Local public and first responder agencies encourage residents to sign up for Code Red, a reverse 9-1-1 system that will notify citizens of emergency and evacuation information. Recently, Washoe County Emergency Management enhanced emergency notifications with Perimeter, a new mapping software that allows first responders to enter incident locations and draw a perimeter around evacuation zones or map road closures, and instantly share with the public.
Traditional means of notification remain important today such as the Emergency Alert System (EAS), a national warning system allowing authorized officials to broadcast emergency alerts and warning messages to the public via cable, satellite, or broadcast television, and both AM/FM and satellite radio.
Additionally, public agencies rely on our local media partners to report timely emergency information. Check all types of media – internet, newspapers, radio, TV – for local information and updates. Regional governments and first responder organizations in the Truckee Meadows have made it a priority to disseminate timely and important emergency information through social media and other digital means.
If conditions warrant and are safe, as a last resort, first responders may travel through neighborhoods with sirens and may go door to door to notify residents of imminent evacuations and other important messages.
Citizens have responsibilities in an emergency. It is important to remember that if you are asked to evacuate, you have minutes, not hours. You must heed the calls of first responders and go! First responders often have little time to follow up and ensure nearby residents evacuate once announcements are made to leave their homes and neighborhoods.
Know your escape route(s) and all options available to exit your community. Prepare ahead of time a plan of how you will leave, and where you will go, and practice.

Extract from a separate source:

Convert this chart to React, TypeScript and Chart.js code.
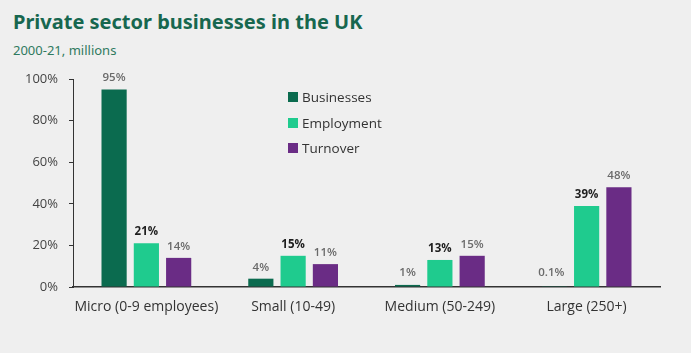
import React, { useEffect, useRef } from "react";
import { Chart, registerables } from "chart.js";

Chart.register(...registerables);

const categories = ["Micro (0-9 employees)", "Small (10-49)", "Medium (50-249)", "Large (250+)"];
const businesses = [95, 4, 1, 0.1];
const employment = [21, 15, 13, 39];
const turnover = [14, 11, 15, 48];
const yTicks = [0, 20, 40, 60, 80, 100];
const seriesNames = ["Businesses", "Employment", "Turnover"];
const seriesColors = ["#0b6b4f", "#1fcb8e", "#6a2c85"];

const labelsPlugin = {
  id: "valueLabels",
  afterDatasetsDraw(chart: any) {
    const ctx = chart.ctx;
    const zero = chart.scales.y.getPixelForValue(0);
    ctx.save();
    chart.data.datasets.forEach((ds: any, di: number) => {
      const meta = chart.getDatasetMeta(di);
      meta.data.forEach((bar: any, i: number) => {
        const v = ds.data[i];
        const bold = di === 1;
        ctx.font = (bold ? "bold " : "600 ") + "11.5px 'Open Sans', sans-serif";
        ctx.fillStyle = bold ? "#1e1e1e" : "#6a6a6a";
        ctx.textAlign = "center";
        ctx.textBaseline = "alphabetic";
        const txt = (v < 1 ? v.toFixed(1) : String(v)) + "%";
        const y = Math.min(bar.y - 8, zero - 11);
        const x = di === 0 && v < 1 ? bar.x - 3 : bar.x;
        ctx.fillText(txt, x, y);
      });
    });
    // legend
    const lx = 288;
    const ly = [97, 123, 148];
    seriesNames.forEach((name, i) => {
      ctx.fillStyle = seriesColors[i];
      ctx.fillRect(lx, ly[i] - 5, 10, 10);
      ctx.fillStyle = "#333333";
      ctx.font = "13.5px 'Open Sans', sans-serif";
      ctx.textAlign = "left";
      ctx.textBaseline = "middle";
      ctx.fillText(name, lx + 14, ly[i] + 1);
    });
    ctx.restore();
  },
};

export default function App() {
  const ref = useRef<HTMLCanvasElement>(null);
  useEffect(() => {
    if (!ref.current) return;
    const chart = new Chart(ref.current, {
      type: "bar",
      data: {
        labels: categories,
        datasets: [
          { label: seriesNames[0], data: businesses, backgroundColor: seriesColors[0] },
          { label: seriesNames[1], data: employment, backgroundColor: seriesColors[1] },
          { label: seriesNames[2], data: turnover, backgroundColor: seriesColors[2] },
        ],
      },
      options: {
        animation: false,
        responsive: false,
        maintainAspectRatio: false,
        layout: { padding: { left: 0, top: 79, right: 31, bottom: 26 } },
        datasets: { bar: { categoryPercentage: 0.66, barPercentage: 0.78 } },
        plugins: { legend: { display: false }, tooltip: { enabled: false }, title: { display: false } },
        scales: {
          x: {
            grid: { display: false, drawTicks: false },
            border: { display: true, color: "#333333", width: 1.5 },
            ticks: { color: "#333333", font: { family: "'Open Sans', sans-serif", size: 14 }, padding: 12, maxRotation: 0, minRotation: 0, autoSkip: false },
            afterFit: (s: any) => { s.height = 40; },
          },
          y: {
            min: 0,
            max: 100,
            afterBuildTicks: (s: any) => { s.ticks = yTicks.map((v) => ({ value: v })); },
            grid: { display: true, drawOnChartArea: false, drawTicks: true, tickLength: 4, color: "#333333" },
            border: { display: true, color: "#333333", width: 1 },
            ticks: { color: "#444444", font: { family: "'Open Sans', sans-serif", size: 13 }, padding: 11, callback: (v: any) => v + "%" },
            afterFit: (s: any) => { s.width = 73; },
          },
        },
      },
      plugins: [labelsPlugin],
    });
    return () => chart.destroy();
  }, []);
  return (
    <div style={{ position: "fixed", left: 0, top: 0, width: 691, height: 353, background: "#efefef", overflow: "hidden" }}>
      <div style={{ position: "absolute", left: 13, top: 8, fontFamily: "'Noto Sans', sans-serif", fontWeight: 700, fontSize: 20, color: "#17674f", whiteSpace: "nowrap" }}>
        Private sector businesses in the UK
      </div>
      <div style={{ position: "absolute", left: 13, top: 41, fontFamily: "'Noto Sans', sans-serif", fontSize: 13, color: "#2f7a60", whiteSpace: "nowrap" }}>
        2000-21, millions
      </div>
      <canvas ref={ref} width={691} height={353} style={{ position: "absolute", left: 0, top: 0 }} />
    </div>
  );
}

It is important to prepare for a power outage. Know how to open your automatic garage door or entry gate should the power fail. Have flashlights with fresh batteries on hand. Stay calm. Prepare to be self-sufficient for at least three days.
This may mean providing for your own shelter, first aid, food, water, and sanitation. It is also critical to ensure you have prescription medications on hand. Make plans with your family and friends in case you’re not together during an emergency. Discuss how you’ll contact each other, where you’ll meet, and what you’ll do in different situations. Participate in practice drills with loved ones.
If you have neighbors with disabilities or elderly, hard of hearing, or sight impaired, reach out and help them become informed and prepared.
Have a plan in place for pets. If local officials ask you to evacuate, that means your pet should evacuate too. If you leave your pets behind, they may end up lost, injured, or worse.
Being prepared can reduce fear, anxiety, and losses that accompany disasters. Communities, families, and individuals should know what to do in the event of a wildfire, powerful storm or other catastrophic events that disrupt our daily lives. They should be ready to evacuate their homes, take refuge in public shelters or have other accommodations planned, and know how to care for their basic medical needs.